RESOURCE ALERT: An inquiry into the culture, practices and ethics of the press

SOURCE: The Right Honourable Lord Justice Leveson

PREVIEW: The Leveson Report shows there is “clear evidence of misreporting on European issues”:

9.53 Articles relating to the European Union, and Britain’s role within it, accounted for a further category of story where parts of the press appeared to prioritise the title’s agenda over factual accuracy.

On Europe, Mr Campbell said:“Several of our national daily titles – The Sun, The Express, The Star, The Mail, The Telegraph in particular- are broadly anti-European. At various times, readers of these and other newspapers may have read that ’Europe’ or ’Brussels” or ’the EU superstate’ has banned, or is intending to ban kilts, curries, mushy peas, paper rounds, Caerphilly cheese, charity shops, bulldogs, bent sausages and cucumbers, the British Army, lollipop ladies, British loaves, British made lavatories, the passport crest, lorry drivers who wear glasses, and many more.”

“In addition, if the Eurosceptic press is to be believed, Britain is going to be forced to unite as a single country with France, Church schools are being forced to hire atheist teachers, Scotch whisky is being classified as an inflammable liquid, British soldiers must take orders in French, the price of chips is being raised by Brussels, Europe is insisting on one-size-fits-all condoms, new laws are being proposed on how to climb a ladder, it will be a criminal offence to criticise Europe, Number 10 must fly the European flag, and finally, Europe is brainwashing our children with pro-European propaganda! Of the UK press and the European institutions – I speak as something of a Eurosceptic by Blairite standards – it is clear who does more brainwashing.

Some of the examples, may appear trivial, comic even. But there is a serious point: that once some of our newspapers decide to campaign on a certain issue, they do so with scant regard for fact. These stories are written by reporters, rewritten by subs, and edited by editors who frankly must know them to be untrue. This goes beyond the fusion of news and comment, to the area of invention.”
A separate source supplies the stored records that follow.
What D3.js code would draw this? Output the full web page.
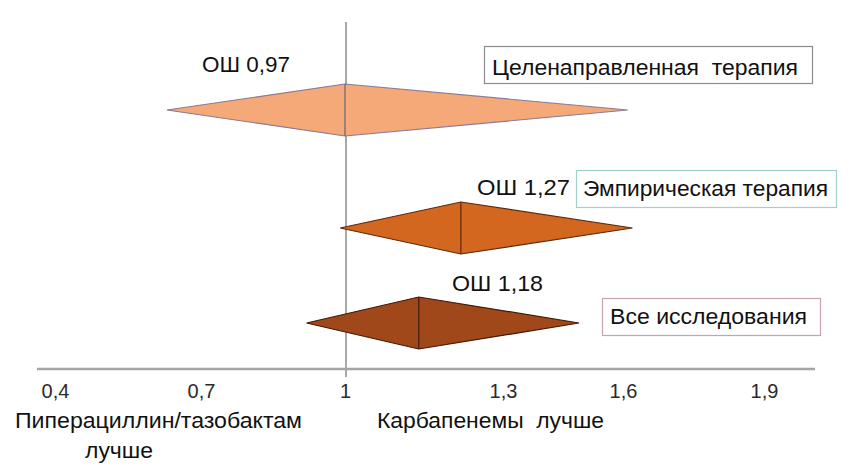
<!DOCTYPE html>
<html>
<head>
<meta charset="utf-8">
<script src="https://cdn.jsdelivr.net/npm/d3@7"></script>
<style>
  html, body { margin: 0; padding: 0; background: #fff; }
  svg { display: block; font-family: "Liberation Sans", Arial, sans-serif; }
  .tick text { font-size: 20px !important; font-family: "Liberation Sans", Arial, sans-serif; }
</style>
</head>
<body>
<svg id="chart" width="860" height="472"></svg>
<script>
// ---- data ----
const studies = ["Целенаправленная терапия", "Эмпирическая терапия", "Все исследования"];
const boxTexts = ["Целенаправленная  терапия", "Эмпирическая терапия", "Все исследования"];
const orLabels = ["ОШ 0,97", "ОШ 1,27", "ОШ 1,18"];
const ciLow = [0.63, 0.99, 0.92];
const pointEst = [1.00, 1.22, 1.14];
const ciHigh = [1.61, 1.62, 1.49];
const tickValues = [0.4, 0.7, 1, 1.3, 1.6, 1.9];
const tickLabels = ["0,4", "0,7", "1", "1,3", "1,6", "1,9"];
const leftSideLabel = ["Пиперациллин/тазобактам", "лучше"];
const rightSideLabel = "Карбапенемы  лучше";

// ---- styles / layout ----
const fills = ["#F5A878", "#D4671F", "#A1481A"];
const strokes = ["#8a7a94", "#5a2a0c", "#3e1a06"];
const midLines = ["#6e6e6e", "#6a2c0a", "#4a1e06"];
const boxStrokes = ["#8c8c8c", "#9fcfcf", "#c9a3ab"];
const halfH = 26;

const svg = d3.select("#chart");

// x: hand-drawn (non-uniform) axis reproduced with a polylinear scale
const x = d3.scaleLinear()
  .domain(tickValues)
  .range([55, 201, 345, 503, 623, 764]);

const y = d3.scaleOrdinal()
  .domain(studies)
  .range([110, 228, 323]);

const axisY = 369;

// reference vertical line (OR = 1)
svg.append("line")
  .attr("x1", x(1) + 1).attr("x2", x(1) + 1)
  .attr("y1", 22).attr("y2", axisY + 8)
  .attr("stroke", "#7a7a7a").attr("stroke-width", 1.3);

// axis baseline
svg.append("line")
  .attr("x1", x(0.4) - 18).attr("x2", x(1.9) + 51)
  .attr("y1", axisY).attr("y2", axisY)
  .attr("stroke", "#a5a5a5").attr("stroke-width", 2.5);

// axis tick labels
const axis = d3.axisBottom(x)
  .tickValues(tickValues)
  .tickFormat((d, i) => tickLabels[i])
  .tickSize(0);
const gAxis = svg.append("g")
  .attr("transform", `translate(0,${axisY})`)
  .call(axis);
gAxis.attr("font-size", 20)
  .attr("font-family", "'Liberation Sans', Arial, sans-serif");
gAxis.select(".domain").remove();
gAxis.selectAll("text")
  .attr("y", 29).attr("dy", 0)
  .attr("fill", "#2a2a2a");

// diamonds
const rows = studies.map((s, i) => ({
  study: s, lo: ciLow[i], pt: pointEst[i], hi: ciHigh[i], i
}));

const g = svg.append("g");
g.selectAll("polygon.diamond")
  .data(rows)
  .join("polygon")
  .attr("class", "diamond")
  .attr("points", d => {
    const cy = y(d.study);
    return [
      [x(d.lo), cy],
      [x(d.pt), cy - halfH],
      [x(d.hi), cy],
      [x(d.pt), cy + halfH]
    ].map(p => p.join(",")).join(" ");
  })
  .attr("fill", d => fills[d.i])
  .attr("stroke", d => strokes[d.i])
  .attr("stroke-width", 1.2)
  .attr("stroke-linejoin", "miter");

g.selectAll("line.mid")
  .data(rows)
  .join("line")
  .attr("class", "mid")
  .attr("x1", d => x(d.pt)).attr("x2", d => x(d.pt))
  .attr("y1", d => y(d.study) - halfH).attr("y2", d => y(d.study) + halfH)
  .attr("stroke", d => midLines[d.i])
  .attr("stroke-width", 1.3);

// OR labels (hand-placed like the original slide)
const orPos = [
  { x: 202, y: 72, w: 88 },
  { x: 477, y: 195, w: 93 },
  { x: 452, y: 291, w: 91 }
];
svg.selectAll("text.or")
  .data(rows)
  .join("text")
  .attr("class", "or")
  .attr("x", d => orPos[d.i].x)
  .attr("y", d => orPos[d.i].y)
  .attr("textLength", d => orPos[d.i].w)
  .attr("lengthAdjust", "spacingAndGlyphs")
  .attr("fill", "#111")
  .style("font-size", "22px")
  .text(d => orLabels[d.i]);

// study name boxes
const boxPos = [
  { x: 484, y: 46, w: 328, h: 37, tx: 492, ty: 75, tw: 306 },
  { x: 576, y: 170, w: 260, h: 37, tx: 583, ty: 196, tw: 245 },
  { x: 602, y: 298, w: 218, h: 37, tx: 610, ty: 324, tw: 197 }
];
const boxes = svg.selectAll("g.box")
  .data(rows)
  .join("g")
  .attr("class", "box");
boxes.append("rect")
  .attr("x", d => boxPos[d.i].x + 0.5)
  .attr("y", d => boxPos[d.i].y + 0.5)
  .attr("width", d => boxPos[d.i].w)
  .attr("height", d => boxPos[d.i].h)
  .attr("fill", "#fff")
  .attr("stroke", d => boxStrokes[d.i])
  .attr("stroke-width", 1.2);
boxes.append("text")
  .attr("x", d => boxPos[d.i].tx)
  .attr("y", d => boxPos[d.i].ty)
  .attr("textLength", d => boxPos[d.i].tw)
  .attr("lengthAdjust", "spacingAndGlyphs")
  .attr("fill", "#111")
  .style("font-size", "22px")
  .style("white-space", "pre")
  .text(d => boxTexts[d.i]);

// side captions
svg.append("text")
  .attr("x", 15).attr("y", 428)
  .attr("textLength", 287).attr("lengthAdjust", "spacingAndGlyphs")
  .attr("fill", "#111").style("font-size", "22px")
  .text(leftSideLabel[0]);
svg.append("text")
  .attr("x", 85).attr("y", 458)
  .attr("textLength", 68).attr("lengthAdjust", "spacingAndGlyphs")
  .attr("fill", "#111").style("font-size", "22px")
  .text(leftSideLabel[1]);
svg.append("text")
  .attr("x", 377).attr("y", 428)
  .attr("textLength", 227).attr("lengthAdjust", "spacingAndGlyphs")
  .attr("fill", "#111").style("font-size", "22px")
  .style("white-space", "pre")
  .text(rightSideLabel);
</script>
</body>
</html>
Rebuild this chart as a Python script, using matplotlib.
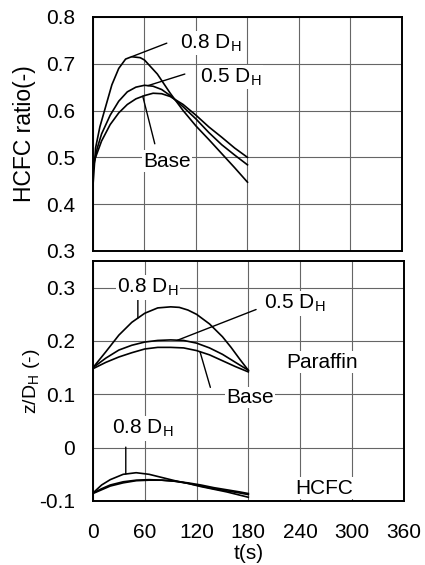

9.54 Although Mr Campbell’s evidence may have been exaggerated for effect, there is certainly clear evidence of misreporting on European issues. Mr Campbell drew attention to a Daily Mail story claiming that “the EU” was going to ban grocers from selling eggs by the dozen, followed by a story that there had been a U-turn and the ban would no longer take place. The reality is that there had never been a ban proposed and the original story was based on a deliberate or careless misinterpretation of EU proposals.